Exercise brief
Would you pull out every line of the material that contains the string "this"?
# # # # # # #
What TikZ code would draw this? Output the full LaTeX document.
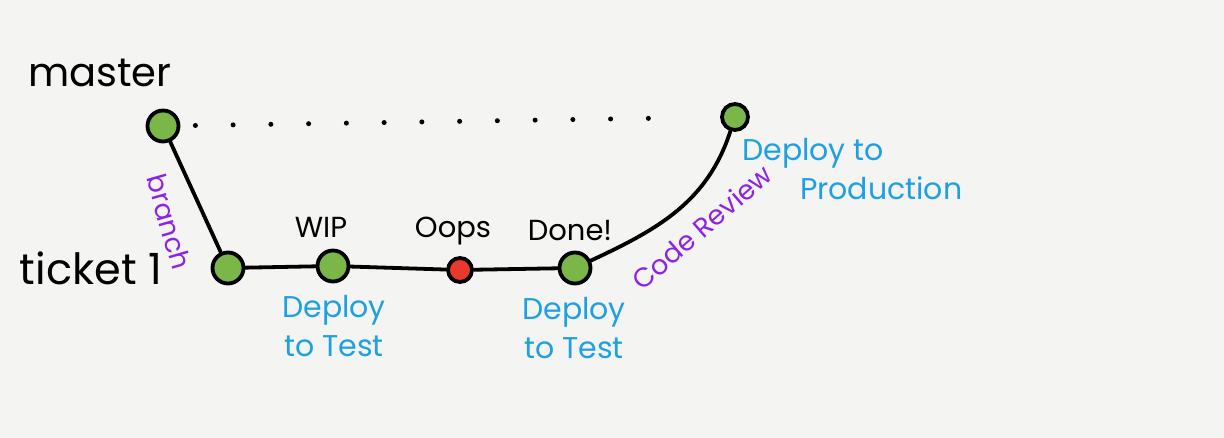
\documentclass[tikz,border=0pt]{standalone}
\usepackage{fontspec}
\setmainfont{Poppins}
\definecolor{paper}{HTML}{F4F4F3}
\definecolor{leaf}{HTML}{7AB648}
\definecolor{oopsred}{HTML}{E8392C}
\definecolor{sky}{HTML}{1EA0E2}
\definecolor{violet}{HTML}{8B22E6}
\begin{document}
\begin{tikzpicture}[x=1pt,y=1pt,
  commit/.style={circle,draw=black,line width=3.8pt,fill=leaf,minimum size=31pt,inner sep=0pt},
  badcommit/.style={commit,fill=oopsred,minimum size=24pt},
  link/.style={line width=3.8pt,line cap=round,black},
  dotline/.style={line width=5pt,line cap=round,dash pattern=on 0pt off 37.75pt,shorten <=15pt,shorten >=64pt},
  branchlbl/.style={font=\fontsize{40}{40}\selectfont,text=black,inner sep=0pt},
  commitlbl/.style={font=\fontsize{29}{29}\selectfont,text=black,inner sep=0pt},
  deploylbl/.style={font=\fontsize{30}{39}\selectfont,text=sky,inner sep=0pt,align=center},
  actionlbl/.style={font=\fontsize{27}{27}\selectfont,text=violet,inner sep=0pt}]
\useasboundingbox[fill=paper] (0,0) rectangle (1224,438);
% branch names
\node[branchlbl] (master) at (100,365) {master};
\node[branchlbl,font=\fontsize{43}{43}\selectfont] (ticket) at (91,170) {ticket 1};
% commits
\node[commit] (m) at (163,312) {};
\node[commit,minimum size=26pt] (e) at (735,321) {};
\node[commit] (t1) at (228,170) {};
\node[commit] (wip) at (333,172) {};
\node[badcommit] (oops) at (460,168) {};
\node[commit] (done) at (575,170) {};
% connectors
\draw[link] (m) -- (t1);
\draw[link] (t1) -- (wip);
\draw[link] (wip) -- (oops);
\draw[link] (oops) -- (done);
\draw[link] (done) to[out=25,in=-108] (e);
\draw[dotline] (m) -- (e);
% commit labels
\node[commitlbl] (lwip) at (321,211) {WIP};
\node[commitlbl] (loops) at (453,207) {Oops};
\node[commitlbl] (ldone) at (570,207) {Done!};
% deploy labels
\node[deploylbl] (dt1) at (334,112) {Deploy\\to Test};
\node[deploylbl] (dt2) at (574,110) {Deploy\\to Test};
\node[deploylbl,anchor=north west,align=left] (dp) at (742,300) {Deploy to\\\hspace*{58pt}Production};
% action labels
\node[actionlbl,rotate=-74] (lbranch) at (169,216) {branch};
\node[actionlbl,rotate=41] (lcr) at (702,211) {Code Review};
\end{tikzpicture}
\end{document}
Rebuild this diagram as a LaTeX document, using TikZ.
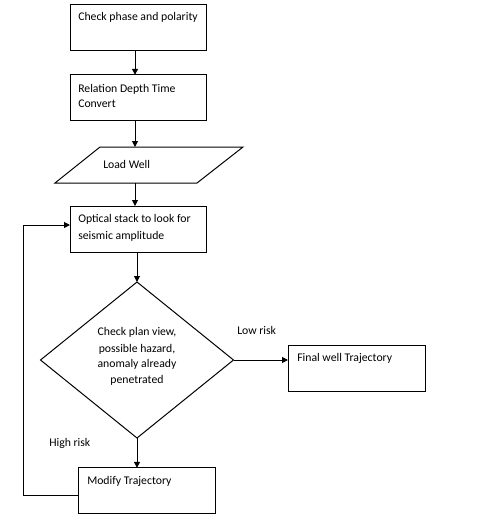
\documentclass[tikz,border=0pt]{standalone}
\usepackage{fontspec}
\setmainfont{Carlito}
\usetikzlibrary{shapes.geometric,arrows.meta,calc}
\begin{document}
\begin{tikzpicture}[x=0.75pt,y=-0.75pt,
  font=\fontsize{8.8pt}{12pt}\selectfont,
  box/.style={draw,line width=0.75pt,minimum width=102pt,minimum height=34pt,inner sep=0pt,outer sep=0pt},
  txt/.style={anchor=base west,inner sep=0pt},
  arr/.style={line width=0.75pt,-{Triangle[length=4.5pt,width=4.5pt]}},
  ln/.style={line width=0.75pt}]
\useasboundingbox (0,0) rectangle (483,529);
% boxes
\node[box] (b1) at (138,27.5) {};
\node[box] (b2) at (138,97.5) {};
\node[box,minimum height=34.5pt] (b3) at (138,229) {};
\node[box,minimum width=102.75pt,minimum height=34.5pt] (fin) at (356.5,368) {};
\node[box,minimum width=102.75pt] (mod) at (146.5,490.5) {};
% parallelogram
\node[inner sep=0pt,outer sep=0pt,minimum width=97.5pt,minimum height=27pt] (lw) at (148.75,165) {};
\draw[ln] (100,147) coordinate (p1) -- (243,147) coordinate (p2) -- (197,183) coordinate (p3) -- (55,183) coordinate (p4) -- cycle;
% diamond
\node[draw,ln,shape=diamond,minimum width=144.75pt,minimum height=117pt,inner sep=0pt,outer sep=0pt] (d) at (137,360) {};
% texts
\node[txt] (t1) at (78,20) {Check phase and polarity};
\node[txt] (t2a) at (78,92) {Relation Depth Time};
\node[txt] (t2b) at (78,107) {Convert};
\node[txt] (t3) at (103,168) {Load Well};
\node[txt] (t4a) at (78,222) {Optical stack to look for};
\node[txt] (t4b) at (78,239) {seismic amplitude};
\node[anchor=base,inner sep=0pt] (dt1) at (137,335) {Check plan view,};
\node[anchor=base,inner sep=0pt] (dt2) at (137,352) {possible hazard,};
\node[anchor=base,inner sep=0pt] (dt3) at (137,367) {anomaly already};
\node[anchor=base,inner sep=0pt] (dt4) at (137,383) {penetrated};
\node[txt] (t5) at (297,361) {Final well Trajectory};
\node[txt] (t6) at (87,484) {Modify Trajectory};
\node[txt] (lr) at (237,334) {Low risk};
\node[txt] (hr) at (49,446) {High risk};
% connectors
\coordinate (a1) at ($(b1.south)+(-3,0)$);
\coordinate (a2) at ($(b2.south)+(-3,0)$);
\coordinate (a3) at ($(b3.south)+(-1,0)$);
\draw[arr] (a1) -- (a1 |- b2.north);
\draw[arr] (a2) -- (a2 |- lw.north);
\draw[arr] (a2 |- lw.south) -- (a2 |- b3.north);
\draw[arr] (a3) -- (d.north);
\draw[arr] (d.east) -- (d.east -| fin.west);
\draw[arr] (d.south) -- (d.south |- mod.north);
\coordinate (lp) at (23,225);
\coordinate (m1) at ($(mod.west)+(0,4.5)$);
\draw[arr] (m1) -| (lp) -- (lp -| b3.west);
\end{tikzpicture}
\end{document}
# # # # # # #
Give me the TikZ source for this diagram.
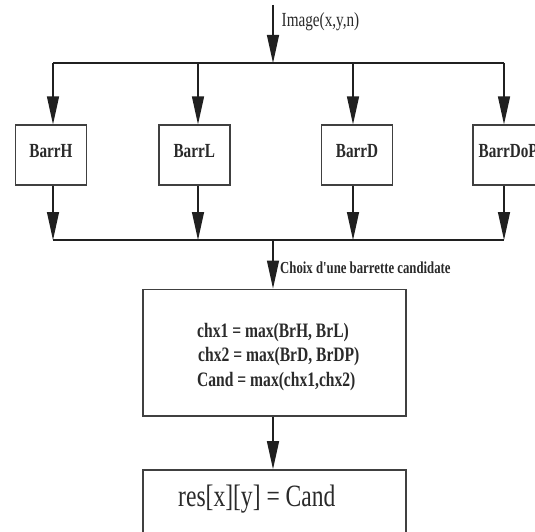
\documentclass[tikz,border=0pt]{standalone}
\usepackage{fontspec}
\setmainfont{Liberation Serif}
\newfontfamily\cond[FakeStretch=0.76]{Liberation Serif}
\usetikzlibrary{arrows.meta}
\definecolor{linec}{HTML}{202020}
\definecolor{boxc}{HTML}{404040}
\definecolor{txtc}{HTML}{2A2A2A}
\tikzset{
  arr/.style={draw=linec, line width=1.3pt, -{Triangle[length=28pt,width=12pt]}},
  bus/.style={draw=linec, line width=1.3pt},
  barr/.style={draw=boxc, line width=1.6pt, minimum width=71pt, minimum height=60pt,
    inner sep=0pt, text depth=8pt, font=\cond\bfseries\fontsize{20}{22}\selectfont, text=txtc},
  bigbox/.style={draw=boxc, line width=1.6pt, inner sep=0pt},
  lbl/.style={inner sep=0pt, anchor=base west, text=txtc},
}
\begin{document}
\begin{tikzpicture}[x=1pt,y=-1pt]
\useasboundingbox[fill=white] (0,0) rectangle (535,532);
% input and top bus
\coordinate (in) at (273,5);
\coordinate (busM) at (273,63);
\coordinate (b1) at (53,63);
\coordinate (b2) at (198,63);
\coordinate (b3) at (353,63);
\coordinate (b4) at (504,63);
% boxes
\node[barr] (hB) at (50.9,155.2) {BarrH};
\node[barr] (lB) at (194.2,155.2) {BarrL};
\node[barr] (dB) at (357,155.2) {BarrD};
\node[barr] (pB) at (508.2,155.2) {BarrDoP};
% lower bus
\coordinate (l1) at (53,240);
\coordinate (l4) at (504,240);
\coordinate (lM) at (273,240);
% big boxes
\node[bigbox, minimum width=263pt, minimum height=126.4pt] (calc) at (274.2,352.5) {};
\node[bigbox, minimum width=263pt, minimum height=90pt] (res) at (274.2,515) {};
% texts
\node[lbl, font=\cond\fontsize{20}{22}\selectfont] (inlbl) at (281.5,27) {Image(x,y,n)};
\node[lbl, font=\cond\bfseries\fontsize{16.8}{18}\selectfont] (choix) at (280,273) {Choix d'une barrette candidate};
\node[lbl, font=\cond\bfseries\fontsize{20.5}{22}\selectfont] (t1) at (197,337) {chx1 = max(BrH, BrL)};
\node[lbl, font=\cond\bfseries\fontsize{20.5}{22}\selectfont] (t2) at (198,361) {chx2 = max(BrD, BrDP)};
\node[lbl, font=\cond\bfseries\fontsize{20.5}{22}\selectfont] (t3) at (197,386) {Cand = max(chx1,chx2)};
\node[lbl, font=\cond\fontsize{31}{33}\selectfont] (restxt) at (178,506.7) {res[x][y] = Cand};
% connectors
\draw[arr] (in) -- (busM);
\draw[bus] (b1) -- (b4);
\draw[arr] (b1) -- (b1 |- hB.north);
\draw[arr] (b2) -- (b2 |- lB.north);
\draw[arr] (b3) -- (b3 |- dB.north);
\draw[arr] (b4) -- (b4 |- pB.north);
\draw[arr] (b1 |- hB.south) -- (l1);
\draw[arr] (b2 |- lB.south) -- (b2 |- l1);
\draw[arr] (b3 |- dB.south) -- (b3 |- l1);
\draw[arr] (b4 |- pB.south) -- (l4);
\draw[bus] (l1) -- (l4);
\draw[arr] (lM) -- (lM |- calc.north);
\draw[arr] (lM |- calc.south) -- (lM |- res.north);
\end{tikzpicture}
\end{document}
# # # # # # #
Exercise output
What TikZ code would draw this? Output the full LaTeX document.
Rebuild this diagram as a LaTeX document, using TikZ.
Give me the TikZ source for this diagram.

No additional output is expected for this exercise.